Black Hole Plasma Jets Formation, Better Understood Thanks To Computer Simulations

Black holes are well-known for their powerful gravitational fields from which nothing can escape, not even the light. However, the scientists do not know much about how black hole plasma jets formation occur.

Commonly, black holes stream strong jets of energy and matter when they devour space objects. Those jets extend on both sides of the black holes on distances of up to millions of light years and at speeds near the speed of light. Now, thanks to some new computer simulations, the scientists from the Department of Energy’s Lawrence Berkeley National Laboratory (Berkeley Lab) and UC Berkeley shed more light on black holes’ plasma jets and how they affect the black holes themselves.

The computer models used dozens of decades-old theories and lots of high-resolution observations from the Event Horizon Telescope which serves the purpose of providing the first real-time images of the areas where the plasma jets form.

New Computer Simulations Shed More Light On How Plasma Jets of a Black Hole Form

How can the energy in a black hole’s rotation be extracted to make jets? This has been a question for a long time,” said Kyle Parfrey, a former Einstein Postdoctoral Fellow affiliated with the Nuclear Science Division at Berkeley Lab and currently a researcher at NASA’s Goddard Space Flight Center in Maryland.

The new computer simulations revealed for the first time how electric currents that surround a black hole swirl the magnetic fields to produce plasma jets and why the particles that are crossing over the black hole’s event horizon can be detected by distant observers with negative energy that reduces the black hole’s rotational energy.

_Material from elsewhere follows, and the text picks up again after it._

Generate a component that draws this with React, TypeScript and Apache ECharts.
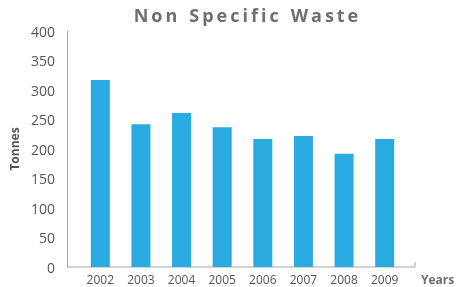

The computer models, carried out at NASA’s Ames Research Center in Mountain View, California, revealed the Blandford-Znajek mechanism of a black hole (twisting magnetic fields that form jets) and the Penrose process that shows what happens when the black holes absorb negative-energy particles. “Even though it doesn’t necessarily contribute that much to extracting the black hole’s rotation energy, [Penrose process] is possibly directly linked to the electric currents that twist the jets’ magnetic fields,” said Kyle Parfrey. “We hope to provide a more consistent picture of the whole problem,” he also added.